I have a simple script to use in slurm and I’m having trouble understanding the output:
#MPItest.jl
using MPI
println("Testing MPI")
That I run on slurm with the following sbatch script:
#!/bin/bash
#SBATCH -p free
#SBATCH --job-name=SRRS
#SBATCH --nodelist=hpc3-20-31
#SBATCH --ntasks=4
#SBATCH --cpus-per-task=1 ## number of cores the job needs
#SBATCH --constraint="intel&mlx5_ib" ## run only on nodes with updated IB firmware
#SBATCH --error=err-%j.log
#SBATCH --output=output-%j.log
#SBATCH --mem-per-cpu=8G
#SBATCH --mail-type=begin
#SBATCH --mail-type=end # send email if job fails
#SBATCH --mail-type=fail # send email if job fails
#SBATCH --mail-user=ernestob@uci.edu
echo "Number of Nodes: $SLURM_JOB_NUM_NODES" >> "julia-$SLURM_JOB_ID.out"
echo "Node List: $SLURM_JOB_NODELIST" >> "julia-$SLURM_JOB_ID.out"
echo "Number of ntasks: $SLURM_NTASKS" >> "julia-$SLURM_JOB_ID.out"
echo "Number of ntasks per node: $SLURM_NTASKS_PER_NODE" >> "julia-$SLURM_JOB_ID.out"
echo "Cpus per task: $SLURM_CPUS_PER_TASK" >> "julia-$SLURM_JOB_ID.out"
module load openmpi/4.1.2/gcc.11.2.0
module load hdf5/1.14.1/gcc.11.2.0-openmpi.4.1.2
# set these UCX parameters for openmpi
export OMP_NUM_THREADS=1
export UCX_TLS=rc,mm
export UCX_NET_DEVICES=mlx5_0:1
export UCX_ERROR_SIGNALS="SIGILL,SIGBUS,SIGFPE"
export JULIA_LOAD_PATH="$JULIA:/data/homezvol0/ernestob/.julia/environments/v1.10"
export JULIA_CPU_TARGET="generic;skylake-avx512,clone_all; skylake,clone_all;icelake-server,clone_all;"
export JULIA_MPI_LIBRARY="/opt/apps/openmpi/4.1.2/gcc/11.2.0/lib/libmpi"
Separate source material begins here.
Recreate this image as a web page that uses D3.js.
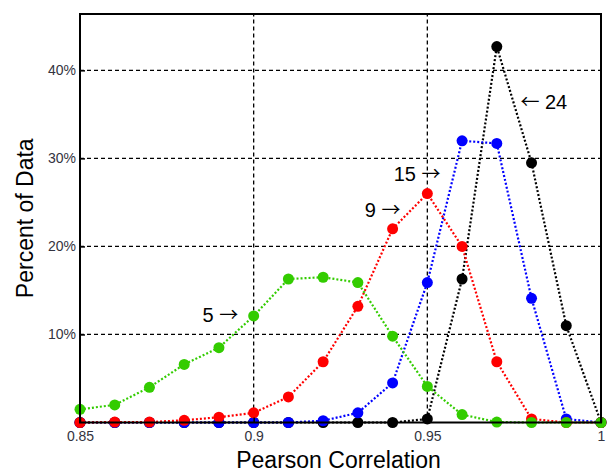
<!DOCTYPE html>
<html>
<head>
<meta charset="utf-8">
<script src="https://cdn.jsdelivr.net/npm/d3@7"></script>
<style>
  body { margin: 0; background: #fff; }
  text { font-family: "Liberation Sans", Arial, sans-serif; }
</style>
</head>
<body>
<div id="chart"></div>
<script>
const margin = { top: 14, right: 5, bottom: 49.5, left: 80 };
const width = 608, height = 472;

// x positions of the points (Pearson correlation)
const corr = [0.85, 0.86, 0.87, 0.88, 0.89, 0.90, 0.91, 0.92, 0.93, 0.94, 0.95, 0.96, 0.97, 0.98, 0.99, 1.00];
// percent of data for each window size
const s24 = [0, 0, 0, 0, 0, 0, 0, 0, 0, 0, 0.4, 16.3, 42.7, 29.5, 11.0, 0];
const s15 = [0, 0, 0, 0, 0, 0, 0, 0.2, 1.1, 4.5, 15.9, 32.0, 31.7, 14.1, 0.4, 0];
const s9  = [0, 0.05, 0.05, 0.25, 0.6, 1.1, 2.9, 6.9, 13.2, 22.0, 26.0, 20.0, 6.9, 0.4, 0, 0];
const s5  = [1.5, 2.0, 4.0, 6.6, 8.5, 12.1, 16.3, 16.5, 15.9, 9.8, 4.1, 0.9, 0.05, 0, 0, 0];

const xTicks = [0.85, 0.9, 0.95, 1];
const xTickLabels = ["0.85", "0.9", "0.95", "1"];
const yTicks = [10, 20, 30, 40];

// label parts: [text, isArrow]
const series = [
  { name: "24", values: s24, color: "#000000", parts: [["\u2190", true], [" 24", false]], at: 0.9768, y: 36.4 },
  { name: "15", values: s15, color: "#0000ff", parts: [["15 ", false], ["\u2192", true]], at: 0.9403, y: 28.2 },
  { name: "9",  values: s9,  color: "#ff0000", parts: [["9 ", false], ["\u2192", true]],  at: 0.9320, y: 24.1 },
  { name: "5",  values: s5,  color: "#33cc00", parts: [["5 ", false], ["\u2192", true]],  at: 0.8853, y: 12.2 }
];

let x = d3.scaleLinear().domain([0.85, 1]).range([margin.left, width - margin.right - 2]);
let y = d3.scaleLinear().domain([0, 46.4]).range([height - margin.bottom, margin.top]);

let svg = d3.select("#chart").append("svg")
  .attr("width", width)
  .attr("height", height);

// grid
svg.append("g")
  .selectAll("line")
  .data(yTicks)
  .join("line")
  .attr("x1", x(0.85)).attr("x2", x(1))
  .attr("y1", d => y(d)).attr("y2", d => y(d))
  .attr("stroke", "#000").attr("stroke-width", 1.3)
  .attr("stroke-dasharray", "4,3");

svg.append("g")
  .selectAll("line")
  .data(xTicks.slice(1, 3))
  .join("line")
  .attr("x1", d => x(d)).attr("x2", d => x(d))
  .attr("y1", y(0)).attr("y2", margin.top)
  .attr("stroke", "#000").attr("stroke-width", 1.3)
  .attr("stroke-dasharray", "4,3");

// series
let line = d3.line()
  .x((d, i) => x(corr[i]))
  .y(d => y(d));

series.forEach(s => {
  svg.append("path")
    .datum(s.values)
    .attr("fill", "none")
    .attr("stroke", s.color)
    .attr("stroke-width", 2.2)
    .attr("stroke-dasharray", "2,2")
    .attr("d", line);
});
series.forEach(s => {
  svg.append("g")
    .selectAll("circle")
    .data(s.values)
    .join("circle")
    .attr("cx", (d, i) => x(corr[i]))
    .attr("cy", d => y(d))
    .attr("r", 5.5)
    .attr("fill", s.color);
});

// frame
svg.append("rect")
  .attr("x", x(0.85)).attr("y", margin.top)
  .attr("width", x(1) - x(0.85)).attr("height", y(0) - margin.top)
  .attr("fill", "none").attr("stroke", "#000").attr("stroke-width", 2);

// axes
let xAxis = svg.append("g")
  .attr("transform", `translate(0,${y(0)})`)
  .call(d3.axisBottom(x).tickValues(xTicks).tickFormat((d, i) => xTickLabels[i]).tickSize(-5).tickPadding(9));
xAxis.select(".domain").remove();
xAxis.selectAll("line").attr("stroke", "#000").attr("stroke-width", 1.5);
xAxis.selectAll("text").attr("font-size", 14).attr("fill", "#333340")
  .attr("font-family", "'Liberation Sans', Arial, sans-serif");

let yAxis = svg.append("g")
  .attr("transform", `translate(${x(0.85)},0)`)
  .call(d3.axisLeft(y).tickValues(yTicks).tickFormat(d => d + "%").tickSize(-5).tickPadding(4));
yAxis.select(".domain").remove();
yAxis.selectAll("line").attr("stroke", "#000").attr("stroke-width", 1.5);
yAxis.selectAll("text").attr("font-size", 14).attr("fill", "#333340")
  .attr("font-family", "'Liberation Sans', Arial, sans-serif");

// series labels (arrows from a CJK font for a long full-width glyph)
let labels = svg.append("g")
  .selectAll("text")
  .data(series)
  .join("text")
  .attr("x", d => x(d.at))
  .attr("y", d => y(d.y))
  .attr("dy", "0.35em")
  .attr("font-size", 20)
  .attr("fill", "#000");
labels.selectAll("tspan")
  .data(d => d.parts)
  .join("tspan")
  .attr("font-family", p => p[1] ? "'Noto Sans CJK SC', 'DejaVu Sans', sans-serif" : "'Liberation Sans', Arial, sans-serif")
  .attr("font-size", p => p[1] ? 19 : 20)
  .text(p => p[0]);

// axis titles
svg.append("text")
  .attr("x", (x(0.85) + x(1)) / 2 - 2)
  .attr("y", 468)
  .attr("text-anchor", "middle")
  .attr("font-size", 23)
  .text("Pearson Correlation");

svg.append("text")
  .attr("transform", `translate(33,${(y(0) + margin.top) / 2}) rotate(-90)`)
  .attr("text-anchor", "middle")
  .attr("font-size", 23)
  .text("Percent of Data");
</script>
</body>
</html>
export ZES_ENABLE_SYSMAN=1
echo "Precompiling Master" >> "julia-$SLURM_JOB_ID.out"
$HOME/.juliaup/bin/julia --project=. -e 'using Pkg; Pkg.instantiate(); Pkg.precompile()' >> "julia-$SLURM_JOB_ID.out"
echo "Starting Julia Test" >> "julia-$SLURM_JOB_ID.out"
mpirun -np $SLURM_NTASKS -mca pml ucx -mca btl ^uct -x UCX_NET_DEVICES=mlx5_0:1 $HOME/.juliaup/bin/julia --project=. --threads 1 /dfs6/pub/usr/Julia/MPItest.jl >> "julia-$SLURM_JOB_ID.out"
Which outputs:
Number of Nodes: 2
Node List: hpc3-20-[23,31]
Number of ntasks: 4
Number of ntasks per node:
Cpus per task: 1
Precompiling Master
Starting Julia Test
e]0;Julia e]0;Julia e]0;Julia e]0;Julia e]0;Julia e]0;Julia e]0;Julia e]0;Julia Testing MPI
Testing MPI
Testing MPI
Testing MPI
What is: e]0;Julia
? Why is it printing out 2x the ntasks? No matter how much I change the ntasks it’s always double.